"He's in the Backseat!"

The NSA searches the world’s airwaves for faint whispers of suicide bombers and elusive terrorists. One Sunday in November of 2002, its listeners scored a rare hit

Inside the National Security Agency’s massive headquarters at Fort Meade, Maryland—a complex so large that the U.S. Capitol Building could easily fit inside it several times over—analysts wearing earphones sit twisting dials and scanning frequencies, hoping to lock on to one of their assigned targets. On November 3, 2002, in Room 3E132, personnel assigned to the agency’s Special Support Activity, which provides sensitive assistance to military commanders around the world, were in constant touch with a Cryptologic Support Group team in Yemen. The CSG—an NSA in microcosm, designed to be sent to critical areas on short notice—was part of a U.S. National Intelligence Support Team working with Yemeni intelligence officials to try to track down al-Qaeda members. Completing the team were Yemen-based CIA officials and their battery of unmanned Predator drones, each armed with deadly Hellfire missiles, based across the Red Sea in Djibouti. From there, the drones could easily reach anywhere in Yemen.

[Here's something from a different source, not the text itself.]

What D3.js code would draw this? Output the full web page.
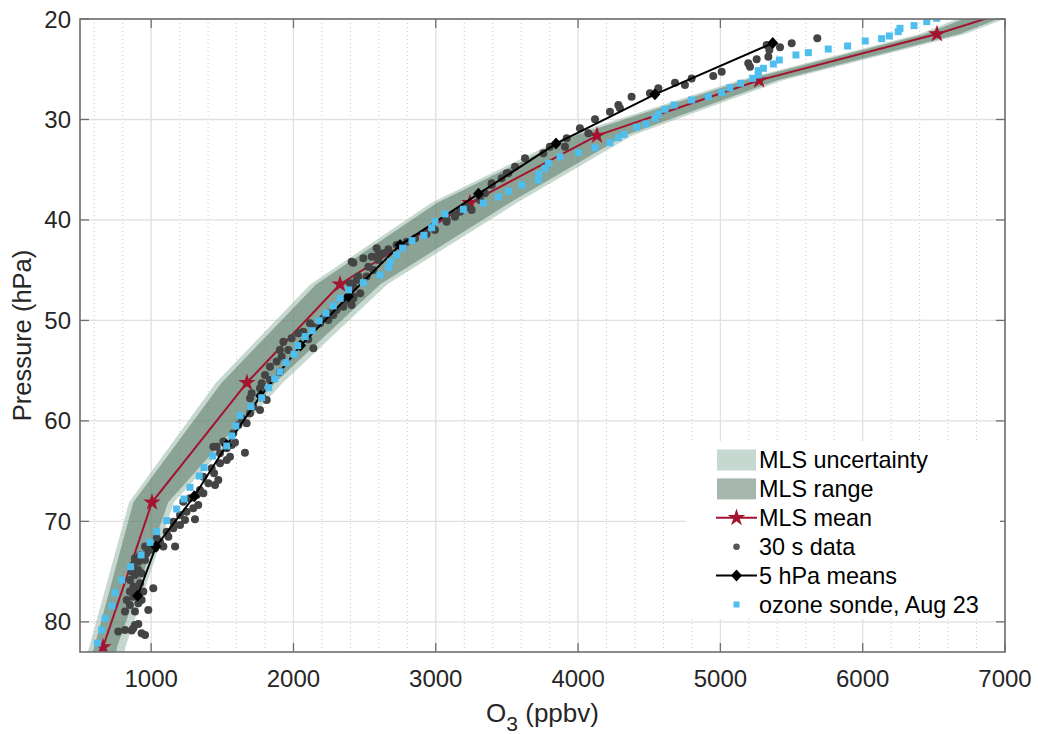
<!DOCTYPE html>
<html><head><meta charset="utf-8">
<script src="https://cdn.jsdelivr.net/npm/d3@7"></script>
<style>
body{margin:0;background:#fff;}
text{font-family:"Liberation Sans",Arial,Helvetica,sans-serif;}
</style></head>
<body><svg id="chart" width="1038" height="734"></svg>
<script>
// ---------- DATA ----------
const xTicks = [1000,2000,3000,4000,5000,6000,7000];
const yTicks = [20,30,40,50,60,70,80];
// MLS levels (hPa)
const mlsP      = [100, 82.5, 68.1, 56.2, 46.4, 38.3, 31.6, 26.1, 21.5, 17.8];
const mlsMean   = [380, 662, 1006, 1673, 2327, 3240, 4133, 5272, 6522, 7350];
const uncLow    = [150, 565, 845, 1455, 2120, 2970, 3930, 5130, 6400, 7050];
const uncHigh   = [610, 820, 1160, 1925, 2660, 3570, 4380, 5440, 6720, 7400];
const rangeLow  = [200, 600, 875, 1495, 2160, 3010, 3980, 5170, 6440, 7100];
const rangeHigh = [560, 760, 1120, 1870, 2610, 3520, 4330, 5400, 6680, 7350];
// 5 hPa means
const meanP  = [77.4, 72.5, 67.5, 62.4, 57.5, 52.5, 47.6, 42.5, 37.4, 32.4, 27.5, 22.4];
const meanO3 = [905, 1034, 1303, 1531, 1770, 2050, 2386, 2749, 3300, 3845, 4540, 5368];
// 30 s data
const dotP = [80.97,80.81,80.87,80.64,81.14,81.30,80.31,80.21,78.98,78.98,78.82,78.32,78.15,77.82,77.82,77.49,76.99,76.83,76.99,76.66,76.49,76.16,75.83,75.33,75.17,75.00,74.84,74.34,74.01,73.84,73.68,73.34,73.18,72.85,72.51,72.68,72.51,72.51,72.02,71.69,71.52,71.02,70.69,70.36,70.03,69.86,69.79,69.36,69.03,68.70,68.37,68.04,67.70,67.37,67.21,66.88,66.38,66.21,65.88,65.55,65.22,64.72,64.22,63.89,63.56,63.23,63.16,62.73,62.40,62.56,
 62.56,62.06,62.16,61.23,60.40,60.24,59.74,59.24,58.91,58.58,57.75,57.92,57.25,56.76,56.26,55.93,55.43,55.10,54.60,54.10,53.60,52.94,52.94,52.11,51.78,51.28,51.12,52.77,51.88,50.62,50.29,49.96,49.46,49.62,48.96,48.63,47.97,47.63,47.30,46.64,46.31,45.98,45.64,44.98,44.25,43.82,43.49,
 50.29,49.79,49.29,48.46,48.13,47.80,45.64,44.65,43.65,44.15,43.32,43.99,42.82,42.92,42.49,42.16,41.83,41.40,41.00,40.17,39.67,39.18,38.68,39.01,38.02,37.35,36.52,35.86,35.36,34.70,
 40.00,39.50,38.84,36.35,35.36,33.87,33.37,32.71,32.71,31.88,30.88,31.38,29.98,29.22,28.56,27.73,28.89,27.40,26.90,26.34,
 26.57,25.91,25.67,25.24,24.41,24.74,24.01,23.75,23.09,22.59,22.82,22.42,21.92];
const dotO3 = [769,816,863,875,933,957,886,910,816,886,980,851,910,828,933,875,851,898,945,1015,875,922,851,886,933,863,910,875,910,957,886,922,968,992,957,1027,1086,1168,1062,1039,1121,1109,1156,1203,1156,1238,1308,1203,1249,1296,1331,1226,1273,1320,1367,1343,1449,1402,1472,1367,1442,1425,1484,1531,1554,1484,1659,1531,1566,1460,
 1437,1507,1589,1577,1613,1671,1636,1695,1765,1718,1695,1812,1706,1765,1777,1835,1800,1905,1835,1882,1917,1905,1964,1929,1987,2034,2069,2140,2104,2140,2187,2245,2280,2233,2303,2350,2374,2421,2469,2421,2397,2444,2514,2561,2421,2491,2596,
 2116,2210,2257,2409,2397,2421,2456,2526,2550,2409,2631,2596,2585,2667,2725,2795,2854,2936,2994,3076,3135,3170,3217,3252,3311,3346,3393,3463,3510,3557,
 3076,3135,3194,3393,3498,3627,3756,3802,3908,3920,4013,4072,4119,4224,4283,4376,4294,4505,4564,4681,
 4751,4798,4950,5009,5196,5208,5255,5337,5344,5325,5419,5501,5681];
// ozone sonde, Aug 23
const sondeP = [82.13,80.81,79.65,78.42,77.10,75.83,74.51,73.34,72.08,71.02,69.93,68.77,67.77,66.61,65.48,64.65,63.49,62.50,61.50,60.50,59.48,58.58,57.69,56.69,55.80,55.10,54.20,53.37,52.51,51.61,51.02,50.03,49.29,48.55,47.80,46.97,46.24,45.48,44.71,44.15,43.49,42.80,42.06,41.53,40.77,40.17,39.41,38.94,38.32,37.69,37.15,36.52,36.02,35.43,34.86,34.36,33.70,33.30,32.81,32.31,31.81,31.48,30.78,30.45,29.88,29.45,28.99,28.56,28.06,27.73,27.33,26.84,26.40,25.90,25.57,25.14,24.91,24.48,24.08,23.58,23.35,22.99,22.69,22.19,21.96,21.69,21.26,20.93,20.66,20.26,19.93];
const sondeO3 = [622,652,676,723,746,793,856,929,992,1039,1109,1179,1231,1273,1338,1371,1432,1531,1566,1595,1624,1702,1777,1826,1868,1905,1948,2004,2030,2083,2132,2180,2229,2280,2328,2387,2491,2608,2667,2683,2725,2767,2833,2917,2971,2995,3065,3194,3334,3439,3510,3604,3721,3725,3768,3791,3873,4002,4119,4224,4283,4323,4412,4477,4540,4564,4611,4674,4798,4915,5009,5067,5142,5227,5266,5266,5302,5372,5414,5531,5618,5758,5894,6018,6133,6187,6250,6262,6361,6450,6520];
const legendLabels = ["MLS uncertainty","MLS range","MLS mean","30 s data","5 hPa means","ozone sonde, Aug 23"];

// ---------- STYLE ----------
const C = {unc:"rgb(142,178,160)", rng:"rgb(80,110,90)", red:"#a2142f", dot:"#444444", blue:"#4dbeee", axis:"#6e6e6e", text:"#262626"};
const L=80, R=1005, T=19, B=652;
const x = d3.scaleLinear().domain([500,7000]).range([L,R]);
const y = d3.scaleLinear().domain([20,83]).range([T,B]);
const svg = d3.select("#chart");

svg.append("defs").append("clipPath").attr("id","clip")
  .append("rect").attr("x",L).attr("y",T).attr("width",R-L).attr("height",B-T);

// grid
const grid = svg.append("g");
grid.selectAll(".minor").data(d3.range(600,7000,200).filter(v=>v%1000!==0)).enter()
  .append("line").attr("x1",d=>x(d)).attr("x2",d=>x(d)).attr("y1",T).attr("y2",B)
  .attr("stroke","#c8c8c8").attr("stroke-width",1).attr("stroke-dasharray","1,3");
grid.selectAll(".vx").data(xTicks).enter().append("line")
  .attr("x1",d=>x(d)).attr("x2",d=>x(d)).attr("y1",T).attr("y2",B)
  .attr("stroke","#e0e0e0").attr("stroke-width",1.3);
grid.selectAll(".hy").data(yTicks).enter().append("line")
  .attr("y1",d=>y(d)).attr("y2",d=>y(d)).attr("x1",L).attr("x2",R)
  .attr("stroke","#e0e0e0").attr("stroke-width",1.3);

const plot = svg.append("g").attr("clip-path","url(#clip)");
const idx = d3.range(mlsP.length);
const area = (lo,hi)=>d3.area().x0(i=>x(lo[i])).x1(i=>x(hi[i])).y(i=>y(mlsP[i]));
plot.append("path").datum(idx).attr("d",area(uncLow,uncHigh)).attr("fill",C.unc).attr("fill-opacity",0.5);
plot.append("path").datum(idx).attr("d",area(rangeLow,rangeHigh)).attr("fill",C.rng).attr("fill-opacity",0.5);

const line = d3.line().x(d=>x(d[0])).y(d=>y(d[1]));
const meanPts = mlsMean.map((v,i)=>[v,mlsP[i]]);
plot.append("path").datum(meanPts).attr("d",line).attr("fill","none").attr("stroke",C.red).attr("stroke-width",2);
const star = d3.symbol().type(d3.symbolStar).size(95)();
plot.selectAll(".star").data(meanPts).enter().append("path").attr("d",star)
  .attr("transform",d=>`translate(${x(d[0])},${y(d[1])})`).attr("fill",C.red);

plot.selectAll(".dot").data(dotO3.map((v,i)=>[v,dotP[i]])).enter().append("circle")
  .attr("cx",d=>x(d[0])).attr("cy",d=>y(d[1])).attr("r",4).attr("fill",C.dot);

const mPts = meanO3.map((v,i)=>[v,meanP[i]]);
plot.append("path").datum(mPts).attr("d",line).attr("fill","none").attr("stroke","#000").attr("stroke-width",2);
const diamond = "M0,-6L5.5,0L0,6L-5.5,0Z";
plot.selectAll(".dia").data(mPts).enter().append("path").attr("d",diamond)
  .attr("transform",d=>`translate(${x(d[0])},${y(d[1])})`).attr("fill","#000");

plot.selectAll(".sq").data(sondeO3.map((v,i)=>[v,sondeP[i]])).enter().append("rect")
  .attr("x",d=>x(d[0])-3.5).attr("y",d=>y(d[1])-3.5).attr("width",7).attr("height",7).attr("fill",C.blue);

// axes box and ticks
const ax = svg.append("g");
const tl = 9;
ax.selectAll(".tb").data(xTicks).enter().append("line")
  .attr("x1",d=>x(d)).attr("x2",d=>x(d)).attr("y1",B).attr("y2",B-tl).attr("stroke",C.axis).attr("stroke-width",1.3);
ax.selectAll(".tt").data(xTicks).enter().append("line")
  .attr("x1",d=>x(d)).attr("x2",d=>x(d)).attr("y1",T).attr("y2",T+tl).attr("stroke",C.axis).attr("stroke-width",1.3);
ax.selectAll(".tlft").data(yTicks).enter().append("line")
  .attr("y1",d=>y(d)).attr("y2",d=>y(d)).attr("x1",L).attr("x2",L+tl).attr("stroke",C.axis).attr("stroke-width",1.3);
ax.selectAll(".trt").data(yTicks).enter().append("line")
  .attr("y1",d=>y(d)).attr("y2",d=>y(d)).attr("x1",R).attr("x2",R-tl).attr("stroke",C.axis).attr("stroke-width",1.3);
ax.append("rect").attr("x",L).attr("y",T).attr("width",R-L).attr("height",B-T)
  .attr("fill","none").attr("stroke",C.axis).attr("stroke-width",1.6);

ax.selectAll(".xl").data(xTicks).enter().append("text")
  .attr("x",d=>x(d)).attr("y",687).attr("text-anchor","middle").attr("font-size",24).attr("fill",C.text).text(d=>d);
ax.selectAll(".yl").data(yTicks).enter().append("text")
  .attr("x",71).attr("y",d=>y(d)+8.5).attr("text-anchor","end").attr("font-size",24).attr("fill",C.text).text(d=>d);

const xt = ax.append("text").attr("x",(L+R)/2).attr("y",722).attr("text-anchor","middle").attr("font-size",26).attr("fill",C.text);
xt.append("tspan").text("O");
xt.append("tspan").attr("font-size",21).attr("dy",9).text("3");
xt.append("tspan").attr("dy",-9).text(" (ppbv)");
ax.append("text").attr("transform",`translate(31,${(T+B)/2}) rotate(-90)`).attr("text-anchor","middle")
  .attr("font-size",25.5).attr("fill",C.text).text("Pressure (hPa)");

// legend
const lg = svg.append("g");
lg.append("rect").attr("x",686).attr("y",441).attr("width",314).attr("height",178).attr("fill","#fff");
const rowY = i=>460+i*28.9;
lg.selectAll(".lt").data(legendLabels).enter().append("text")
  .attr("x",759).attr("y",(d,i)=>rowY(i)+8.3).attr("font-size",23.4).attr("fill","#000").text(d=>d);
lg.append("rect").attr("x",717).attr("y",rowY(0)-10.5).attr("width",39).attr("height",21).attr("fill",C.unc).attr("fill-opacity",0.5);
lg.append("rect").attr("x",717).attr("y",rowY(1)-10.5).attr("width",39).attr("height",21).attr("fill",C.rng).attr("fill-opacity",0.5);
lg.append("line").attr("x1",716).attr("x2",757).attr("y1",rowY(2)).attr("y2",rowY(2)).attr("stroke",C.red).attr("stroke-width",2);
lg.append("path").attr("d",star).attr("transform",`translate(736.5,${rowY(2)})`).attr("fill",C.red);
lg.append("circle").attr("cx",736.5).attr("cy",rowY(3)).attr("r",3.3).attr("fill","#555");
lg.append("line").attr("x1",716).attr("x2",757).attr("y1",rowY(4)).attr("y2",rowY(4)).attr("stroke","#000").attr("stroke-width",2);
lg.append("path").attr("d",diamond).attr("transform",`translate(736.5,${rowY(4)})`).attr("fill","#000");
lg.append("rect").attr("x",733.5).attr("y",rowY(5)-3).attr("width",6).attr("height",6).attr("fill",C.blue);
</script></body></html>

The CSG team was also patrolling the ether, hunting for any signals linked to its targets. High among those targets was Qaed Salim Sinan al-Harethi, a native Yemeni suspected of belonging to al-Qaeda and planning the attack on the USS Cole two years before. But like most of the NSA’s new targets, Harethi knew that the United States was searching for him with an electronic dragnet, hoping to snag a brief satellite phone call and determine his location. He carried with him up to five phones—each one, analysts suspect, equipped with multiple cards to change its number. The NSA had a partial list of his numbers and, because Harethi was such a high-priority target, had set up an alarm to go off if any of them was used.

That afternoon, the alarm sounded—by some accounts, both at NSA headquarters and in the CSG’s compound in Yemen. The analysts were surprised: the number had not been used for a considerable period of time. Using the Global Positioning System, they pinpointed the signal in the province of Marib, a remote, sand-swept landscape that was controlled by well-armed tribal chiefs and was largely off-limits to Yemeni police. Almost immediately, CIA operators in Djibouti began directing a Predator toward the target.

But the NSA analyst who was monitoring the satellite call was disappointed. Having listened many times over the years to tapes containing the voice of Harethi, he was convinced that the person on the phone was not him. Then he heard another sound. “He’s in the backseat, and he’s giving the driver directions!” the analyst said excitedly, according to an intelligence official familiar with the operation. “That’s him!” shouted the analyst, as a colleague was quickly called over to confirm his opinion. Even though the conversation lasted a brief six seconds, both analysts were sure it was Harethi. Immediately, the information flashed to the Predator command in Djibouti. With the car in plain sight through the Predator’s video sensors, the operators quickly fired a Hellfire missile, turning the vehicle into a ball of flames and killing all six of its occupants.